What this essentially does is show how the relevant parts of the sentence relate to this word in the grand scheme of things by computing a new piece of text Z. These processed value vectors, updated to show what a word actually represents, are then passed forwards into a traditional feed-forward neural network - however, since attention is mathematically similar in its operations to a feedforward neural network, some modern approaches forego the feed forward to have just a bunch of attention.

__Multi-head self attention__ is a form of attention mechanism which applies the same attention mechanism multiple times on the same sequence in a single pass, with different query key and value matricies resulting in multiple different text pieces Z (the multiple heads) which are combined using matrix multiplication into one.

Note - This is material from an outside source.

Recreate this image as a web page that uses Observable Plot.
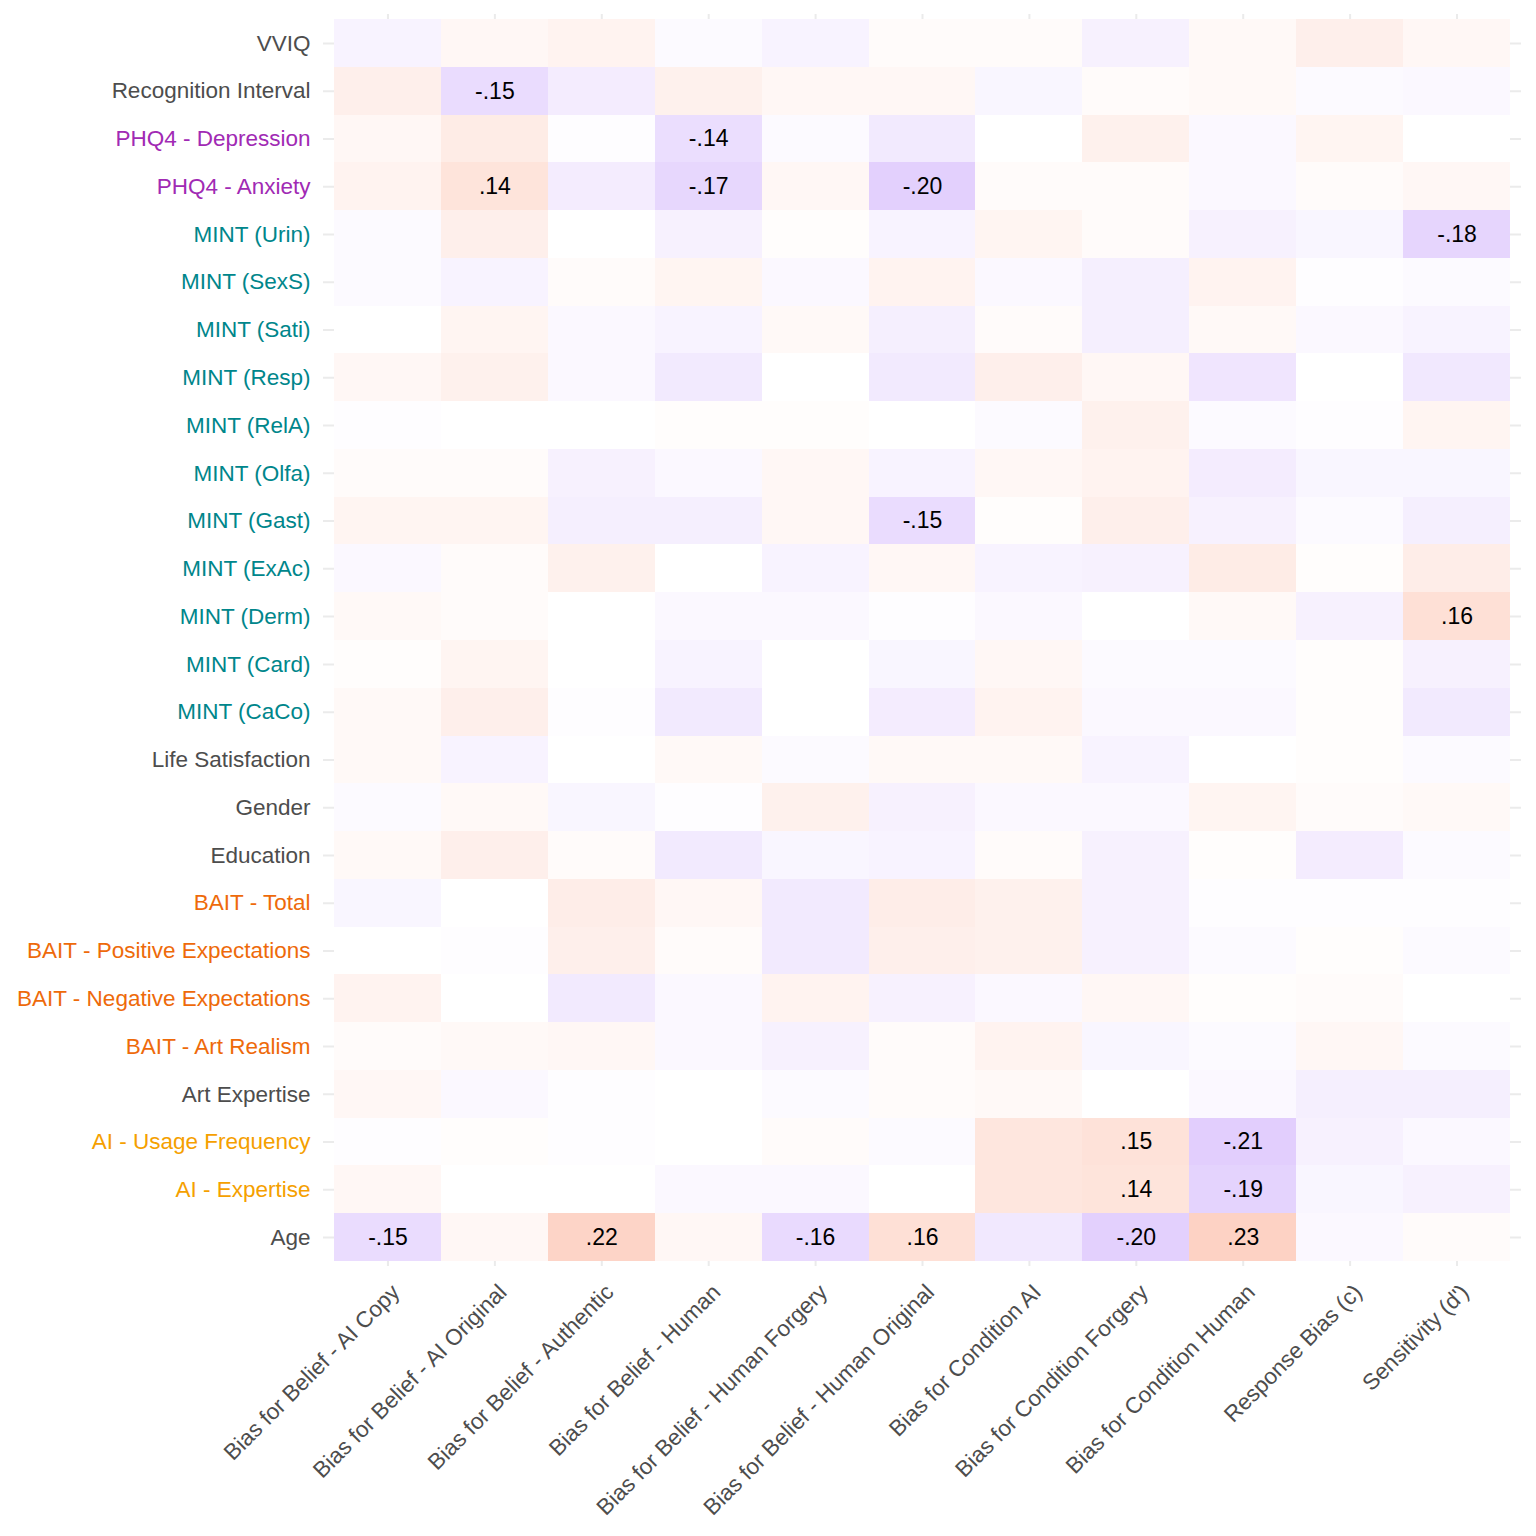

This is like having multiple different people read some text or watch a video with all of them paying attention to different parts and then all of you combining your analyses into one. 

__Adaptive Attention Span__ would make it so that only the last few tokens from a certain token would be attended over, reducing the number of large calculations that would have to be performed. The number of previous tokens that the attention layer would look at is called the _attention span_, and the adaptive attention span technique has this attention span get calculated dynamically and makes it get better as the model trains. 

All these things make transformers work very well, even better than RNNs for NLP since they attend over larger an entire piece of text. However, they require $n^2$ memory and take longer to train than RNNs, so in some cases where high-precision isn't needed, RNNs are still seen. 

# ELMo
ELMo was an embedding approach that used contextualized word representations, generating different embeddings for the same word depending on the context it appears in. These word representations are character-based, similarly to fastText embeddings, so ELMo models can handle tokens that are out of vocabulary (OOV) which aren't seen in training. These contextualized word representations improved nearly everything about the process.  

# BERT
A combination of ULMFiT (fine-tuning language models and then converting them into any other NLP format) and ELMo (contextualized word embedding) led to the creation of BERT, a large pretrained language model which shattered records for NLP tasks. It was a culmination of many NLP advances, and was very important for NLP researchers since it was trained on TONS of data and could be fine-tuned by anyone in the world for their specific tasks. It also used masked bidirectional pretraining where the model maksed some words in the sentence and had the model predict those words.

Models like XLNet, RoBERTa, and more were variations on this BERT idea. New models entered the fray from OpenAI, including GPT-1, GPT-2, GPT-3, and ChatGPT.